**TASK PROMPT:** Return, exactly as written, every line from the first line of the data below through the line that contains "const pressTicks = [0, 0.5, 1, 1.5, 2, 2.5, 3];".

[Figure scripts]
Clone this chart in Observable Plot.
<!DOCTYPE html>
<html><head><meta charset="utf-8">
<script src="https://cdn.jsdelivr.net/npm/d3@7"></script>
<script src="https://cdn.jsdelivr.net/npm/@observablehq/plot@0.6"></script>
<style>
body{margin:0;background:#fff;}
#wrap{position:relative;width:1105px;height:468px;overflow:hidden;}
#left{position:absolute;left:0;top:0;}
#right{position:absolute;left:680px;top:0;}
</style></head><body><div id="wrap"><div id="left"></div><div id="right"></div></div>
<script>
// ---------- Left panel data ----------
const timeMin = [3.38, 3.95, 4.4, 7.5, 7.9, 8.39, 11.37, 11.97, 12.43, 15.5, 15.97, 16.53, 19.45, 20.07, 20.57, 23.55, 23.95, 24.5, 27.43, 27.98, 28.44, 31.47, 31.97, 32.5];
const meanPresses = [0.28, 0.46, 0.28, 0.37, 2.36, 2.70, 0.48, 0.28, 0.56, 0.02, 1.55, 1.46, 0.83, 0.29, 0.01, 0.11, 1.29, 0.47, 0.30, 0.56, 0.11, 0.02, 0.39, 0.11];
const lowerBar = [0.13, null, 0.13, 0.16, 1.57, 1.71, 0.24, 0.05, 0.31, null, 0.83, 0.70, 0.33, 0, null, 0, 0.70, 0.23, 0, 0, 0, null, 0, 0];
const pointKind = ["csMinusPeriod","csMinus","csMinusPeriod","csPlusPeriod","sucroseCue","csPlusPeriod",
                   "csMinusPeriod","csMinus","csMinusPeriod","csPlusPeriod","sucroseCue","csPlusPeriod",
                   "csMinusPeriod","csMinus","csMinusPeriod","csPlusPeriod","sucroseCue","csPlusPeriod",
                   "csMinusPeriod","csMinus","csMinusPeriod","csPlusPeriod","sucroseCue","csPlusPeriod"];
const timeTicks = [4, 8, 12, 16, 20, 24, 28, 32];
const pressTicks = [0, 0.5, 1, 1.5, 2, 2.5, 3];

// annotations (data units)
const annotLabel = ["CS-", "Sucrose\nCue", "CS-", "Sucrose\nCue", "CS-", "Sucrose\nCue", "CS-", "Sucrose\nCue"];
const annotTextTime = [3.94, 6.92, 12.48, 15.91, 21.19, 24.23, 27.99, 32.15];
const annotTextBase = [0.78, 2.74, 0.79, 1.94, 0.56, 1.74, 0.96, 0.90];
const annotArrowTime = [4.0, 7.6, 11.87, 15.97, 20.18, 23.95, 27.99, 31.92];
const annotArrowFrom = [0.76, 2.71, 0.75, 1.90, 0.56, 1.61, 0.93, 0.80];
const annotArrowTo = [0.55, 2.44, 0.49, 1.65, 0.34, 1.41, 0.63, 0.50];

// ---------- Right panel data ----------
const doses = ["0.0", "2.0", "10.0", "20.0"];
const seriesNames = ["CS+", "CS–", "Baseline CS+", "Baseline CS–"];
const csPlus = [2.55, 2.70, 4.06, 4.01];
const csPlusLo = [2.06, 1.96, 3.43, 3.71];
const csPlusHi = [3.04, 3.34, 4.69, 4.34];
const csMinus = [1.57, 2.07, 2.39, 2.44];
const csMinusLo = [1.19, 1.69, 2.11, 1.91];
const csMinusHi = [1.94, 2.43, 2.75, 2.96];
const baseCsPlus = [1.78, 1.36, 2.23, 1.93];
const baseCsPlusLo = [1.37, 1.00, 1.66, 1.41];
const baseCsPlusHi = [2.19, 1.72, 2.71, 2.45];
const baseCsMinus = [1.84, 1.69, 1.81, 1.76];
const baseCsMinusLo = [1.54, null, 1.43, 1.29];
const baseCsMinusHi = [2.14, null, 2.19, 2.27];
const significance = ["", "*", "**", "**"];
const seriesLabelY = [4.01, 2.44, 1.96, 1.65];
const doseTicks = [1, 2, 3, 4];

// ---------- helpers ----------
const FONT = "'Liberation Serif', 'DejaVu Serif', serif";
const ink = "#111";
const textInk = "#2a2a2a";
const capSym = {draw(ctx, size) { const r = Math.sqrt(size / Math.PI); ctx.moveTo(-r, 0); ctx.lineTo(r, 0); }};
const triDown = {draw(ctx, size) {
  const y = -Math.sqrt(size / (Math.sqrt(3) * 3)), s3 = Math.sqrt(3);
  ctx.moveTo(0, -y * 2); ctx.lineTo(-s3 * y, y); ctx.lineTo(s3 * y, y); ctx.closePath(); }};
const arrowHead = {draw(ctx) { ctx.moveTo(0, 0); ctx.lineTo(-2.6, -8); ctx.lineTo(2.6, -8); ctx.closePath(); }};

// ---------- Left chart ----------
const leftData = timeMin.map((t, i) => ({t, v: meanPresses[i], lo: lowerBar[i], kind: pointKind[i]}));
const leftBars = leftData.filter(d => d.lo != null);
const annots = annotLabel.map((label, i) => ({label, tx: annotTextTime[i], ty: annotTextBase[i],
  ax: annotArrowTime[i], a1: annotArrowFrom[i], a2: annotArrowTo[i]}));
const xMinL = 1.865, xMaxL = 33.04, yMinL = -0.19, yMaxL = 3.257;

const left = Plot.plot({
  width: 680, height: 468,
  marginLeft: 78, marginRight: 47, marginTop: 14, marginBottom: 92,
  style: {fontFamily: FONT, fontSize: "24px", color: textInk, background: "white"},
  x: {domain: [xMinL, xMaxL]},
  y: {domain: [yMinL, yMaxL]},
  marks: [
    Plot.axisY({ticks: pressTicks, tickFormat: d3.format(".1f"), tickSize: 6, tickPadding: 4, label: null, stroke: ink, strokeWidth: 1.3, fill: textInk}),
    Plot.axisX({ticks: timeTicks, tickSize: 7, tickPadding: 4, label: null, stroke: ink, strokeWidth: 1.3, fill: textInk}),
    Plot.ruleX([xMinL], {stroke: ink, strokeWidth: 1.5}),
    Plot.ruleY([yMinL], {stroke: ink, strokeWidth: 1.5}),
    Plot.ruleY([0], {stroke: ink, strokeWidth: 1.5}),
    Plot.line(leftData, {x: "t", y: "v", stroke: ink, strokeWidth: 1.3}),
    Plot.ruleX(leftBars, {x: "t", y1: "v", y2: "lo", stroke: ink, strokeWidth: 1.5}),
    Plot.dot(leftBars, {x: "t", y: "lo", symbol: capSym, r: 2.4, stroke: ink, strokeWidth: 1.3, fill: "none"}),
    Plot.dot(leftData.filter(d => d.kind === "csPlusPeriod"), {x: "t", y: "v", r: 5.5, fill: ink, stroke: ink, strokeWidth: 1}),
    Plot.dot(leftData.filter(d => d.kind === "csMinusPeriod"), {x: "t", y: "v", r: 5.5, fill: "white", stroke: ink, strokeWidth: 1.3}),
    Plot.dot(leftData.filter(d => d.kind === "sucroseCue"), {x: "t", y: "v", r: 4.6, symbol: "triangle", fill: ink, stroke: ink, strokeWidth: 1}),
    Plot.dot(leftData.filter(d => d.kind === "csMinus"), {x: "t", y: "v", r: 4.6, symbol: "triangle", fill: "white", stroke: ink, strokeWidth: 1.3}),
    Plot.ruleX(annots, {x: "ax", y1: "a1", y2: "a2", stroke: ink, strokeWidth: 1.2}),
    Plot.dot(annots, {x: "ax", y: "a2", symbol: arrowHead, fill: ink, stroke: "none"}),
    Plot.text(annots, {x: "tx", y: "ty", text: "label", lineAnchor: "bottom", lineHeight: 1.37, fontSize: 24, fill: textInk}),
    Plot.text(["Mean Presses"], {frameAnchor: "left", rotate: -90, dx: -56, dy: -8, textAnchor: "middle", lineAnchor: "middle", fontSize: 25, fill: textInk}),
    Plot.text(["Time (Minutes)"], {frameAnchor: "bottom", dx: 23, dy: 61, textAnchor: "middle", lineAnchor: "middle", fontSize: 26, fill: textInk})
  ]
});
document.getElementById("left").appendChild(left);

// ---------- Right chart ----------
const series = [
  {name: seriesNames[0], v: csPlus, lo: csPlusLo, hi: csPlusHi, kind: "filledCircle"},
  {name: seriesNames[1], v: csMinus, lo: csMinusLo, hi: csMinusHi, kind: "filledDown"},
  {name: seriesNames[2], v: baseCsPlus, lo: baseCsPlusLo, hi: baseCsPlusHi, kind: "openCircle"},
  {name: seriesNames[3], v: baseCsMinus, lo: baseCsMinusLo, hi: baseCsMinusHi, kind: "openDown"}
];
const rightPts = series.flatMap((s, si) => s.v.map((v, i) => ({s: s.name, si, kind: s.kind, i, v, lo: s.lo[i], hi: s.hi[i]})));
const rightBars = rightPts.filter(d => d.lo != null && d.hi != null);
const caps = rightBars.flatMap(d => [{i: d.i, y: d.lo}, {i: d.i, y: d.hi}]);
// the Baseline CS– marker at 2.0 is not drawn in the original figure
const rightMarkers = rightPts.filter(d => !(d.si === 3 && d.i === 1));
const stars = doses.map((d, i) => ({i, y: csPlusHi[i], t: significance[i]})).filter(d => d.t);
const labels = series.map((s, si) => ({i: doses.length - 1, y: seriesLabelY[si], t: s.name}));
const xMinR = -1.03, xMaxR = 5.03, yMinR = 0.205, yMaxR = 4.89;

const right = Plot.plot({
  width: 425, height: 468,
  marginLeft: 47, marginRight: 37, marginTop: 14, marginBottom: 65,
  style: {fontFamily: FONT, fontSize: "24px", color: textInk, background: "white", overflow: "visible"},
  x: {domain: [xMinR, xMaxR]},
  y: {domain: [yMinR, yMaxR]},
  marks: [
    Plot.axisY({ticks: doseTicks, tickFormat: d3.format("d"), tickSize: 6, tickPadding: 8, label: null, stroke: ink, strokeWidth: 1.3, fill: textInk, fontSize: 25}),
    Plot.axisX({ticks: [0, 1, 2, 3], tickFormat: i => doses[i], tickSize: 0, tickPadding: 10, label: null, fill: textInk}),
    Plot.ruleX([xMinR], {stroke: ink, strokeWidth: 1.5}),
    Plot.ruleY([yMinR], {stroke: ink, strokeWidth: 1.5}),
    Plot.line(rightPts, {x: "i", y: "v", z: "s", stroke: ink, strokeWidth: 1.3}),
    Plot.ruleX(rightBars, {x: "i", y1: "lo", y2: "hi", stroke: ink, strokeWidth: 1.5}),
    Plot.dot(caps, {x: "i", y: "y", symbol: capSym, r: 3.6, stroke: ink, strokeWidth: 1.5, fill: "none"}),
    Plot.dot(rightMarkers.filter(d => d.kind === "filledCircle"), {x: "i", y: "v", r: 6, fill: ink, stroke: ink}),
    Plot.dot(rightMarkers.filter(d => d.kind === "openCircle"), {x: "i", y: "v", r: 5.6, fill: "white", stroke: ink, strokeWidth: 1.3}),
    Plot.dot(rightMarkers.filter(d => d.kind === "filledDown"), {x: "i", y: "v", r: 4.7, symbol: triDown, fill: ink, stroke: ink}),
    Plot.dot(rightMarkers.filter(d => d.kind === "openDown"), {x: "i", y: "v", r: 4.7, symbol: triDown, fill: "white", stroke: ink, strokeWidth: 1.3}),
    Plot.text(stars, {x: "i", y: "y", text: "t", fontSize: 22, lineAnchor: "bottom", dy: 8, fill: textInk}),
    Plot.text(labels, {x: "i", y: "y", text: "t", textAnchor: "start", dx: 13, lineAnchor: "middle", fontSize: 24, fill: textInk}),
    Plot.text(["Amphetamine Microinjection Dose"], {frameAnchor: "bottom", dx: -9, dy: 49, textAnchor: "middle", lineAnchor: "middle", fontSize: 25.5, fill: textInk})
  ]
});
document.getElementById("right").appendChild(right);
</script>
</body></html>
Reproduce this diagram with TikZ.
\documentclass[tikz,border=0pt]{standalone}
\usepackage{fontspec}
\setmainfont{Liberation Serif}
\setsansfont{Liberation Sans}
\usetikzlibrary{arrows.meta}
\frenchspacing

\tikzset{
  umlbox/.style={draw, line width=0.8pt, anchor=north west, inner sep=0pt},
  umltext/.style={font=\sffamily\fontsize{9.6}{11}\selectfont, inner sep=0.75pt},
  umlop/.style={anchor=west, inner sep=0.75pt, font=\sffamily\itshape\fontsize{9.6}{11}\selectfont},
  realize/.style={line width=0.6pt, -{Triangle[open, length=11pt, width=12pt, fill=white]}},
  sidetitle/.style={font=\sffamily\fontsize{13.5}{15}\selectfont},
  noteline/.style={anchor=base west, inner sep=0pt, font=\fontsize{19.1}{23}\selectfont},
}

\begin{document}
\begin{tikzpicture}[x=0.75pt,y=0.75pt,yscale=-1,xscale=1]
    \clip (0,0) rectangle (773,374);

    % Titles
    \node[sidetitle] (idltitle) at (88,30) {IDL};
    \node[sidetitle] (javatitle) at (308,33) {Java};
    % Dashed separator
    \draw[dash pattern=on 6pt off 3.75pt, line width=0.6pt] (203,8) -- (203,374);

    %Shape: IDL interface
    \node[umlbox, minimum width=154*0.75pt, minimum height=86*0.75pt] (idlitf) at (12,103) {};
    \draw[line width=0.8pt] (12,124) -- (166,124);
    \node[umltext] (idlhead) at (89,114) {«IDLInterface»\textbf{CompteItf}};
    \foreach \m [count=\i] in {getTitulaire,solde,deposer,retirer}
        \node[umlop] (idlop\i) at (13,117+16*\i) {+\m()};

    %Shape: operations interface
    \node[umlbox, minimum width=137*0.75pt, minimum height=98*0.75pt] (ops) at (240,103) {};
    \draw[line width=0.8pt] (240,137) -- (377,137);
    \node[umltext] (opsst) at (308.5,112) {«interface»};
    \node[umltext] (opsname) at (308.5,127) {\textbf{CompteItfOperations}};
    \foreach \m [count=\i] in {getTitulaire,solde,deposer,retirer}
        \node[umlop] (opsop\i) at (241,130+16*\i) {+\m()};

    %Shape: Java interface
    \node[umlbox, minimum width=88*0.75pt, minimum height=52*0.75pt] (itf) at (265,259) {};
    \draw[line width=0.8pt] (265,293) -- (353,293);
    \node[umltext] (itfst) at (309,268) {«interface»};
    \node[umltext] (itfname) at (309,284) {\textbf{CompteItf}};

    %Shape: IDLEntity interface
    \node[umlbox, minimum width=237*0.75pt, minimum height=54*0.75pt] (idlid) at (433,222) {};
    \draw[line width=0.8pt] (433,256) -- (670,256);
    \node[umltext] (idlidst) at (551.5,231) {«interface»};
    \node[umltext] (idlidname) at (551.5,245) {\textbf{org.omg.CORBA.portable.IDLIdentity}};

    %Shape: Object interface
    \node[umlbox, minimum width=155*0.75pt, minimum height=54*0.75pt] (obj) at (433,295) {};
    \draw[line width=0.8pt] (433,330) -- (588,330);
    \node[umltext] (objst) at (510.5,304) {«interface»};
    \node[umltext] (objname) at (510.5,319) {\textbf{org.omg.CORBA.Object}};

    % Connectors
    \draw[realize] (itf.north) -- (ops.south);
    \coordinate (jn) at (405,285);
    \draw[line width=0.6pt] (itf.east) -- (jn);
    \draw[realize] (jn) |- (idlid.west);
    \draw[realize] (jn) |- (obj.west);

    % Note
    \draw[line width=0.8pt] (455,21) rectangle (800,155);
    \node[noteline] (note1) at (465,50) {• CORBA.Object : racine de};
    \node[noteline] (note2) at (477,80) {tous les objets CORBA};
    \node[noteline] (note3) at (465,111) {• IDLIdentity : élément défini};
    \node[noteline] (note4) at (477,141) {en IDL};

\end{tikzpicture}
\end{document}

**SOLUTION:**
Clone this chart in Observable Plot.
<!DOCTYPE html>
<html><head><meta charset="utf-8">
<script src="https://cdn.jsdelivr.net/npm/d3@7"></script>
<script src="https://cdn.jsdelivr.net/npm/@observablehq/plot@0.6"></script>
<style>
body{margin:0;background:#fff;}
#wrap{position:relative;width:1105px;height:468px;overflow:hidden;}
#left{position:absolute;left:0;top:0;}
#right{position:absolute;left:680px;top:0;}
</style></head><body><div id="wrap"><div id="left"></div><div id="right"></div></div>
<script>
// ---------- Left panel data ----------
const timeMin = [3.38, 3.95, 4.4, 7.5, 7.9, 8.39, 11.37, 11.97, 12.43, 15.5, 15.97, 16.53, 19.45, 20.07, 20.57, 23.55, 23.95, 24.5, 27.43, 27.98, 28.44, 31.47, 31.97, 32.5];
const meanPresses = [0.28, 0.46, 0.28, 0.37, 2.36, 2.70, 0.48, 0.28, 0.56, 0.02, 1.55, 1.46, 0.83, 0.29, 0.01, 0.11, 1.29, 0.47, 0.30, 0.56, 0.11, 0.02, 0.39, 0.11];
const lowerBar = [0.13, null, 0.13, 0.16, 1.57, 1.71, 0.24, 0.05, 0.31, null, 0.83, 0.70, 0.33, 0, null, 0, 0.70, 0.23, 0, 0, 0, null, 0, 0];
const pointKind = ["csMinusPeriod","csMinus","csMinusPeriod","csPlusPeriod","sucroseCue","csPlusPeriod",
                   "csMinusPeriod","csMinus","csMinusPeriod","csPlusPeriod","sucroseCue","csPlusPeriod",
                   "csMinusPeriod","csMinus","csMinusPeriod","csPlusPeriod","sucroseCue","csPlusPeriod",
                   "csMinusPeriod","csMinus","csMinusPeriod","csPlusPeriod","sucroseCue","csPlusPeriod"];
const timeTicks = [4, 8, 12, 16, 20, 24, 28, 32];
const pressTicks = [0, 0.5, 1, 1.5, 2, 2.5, 3];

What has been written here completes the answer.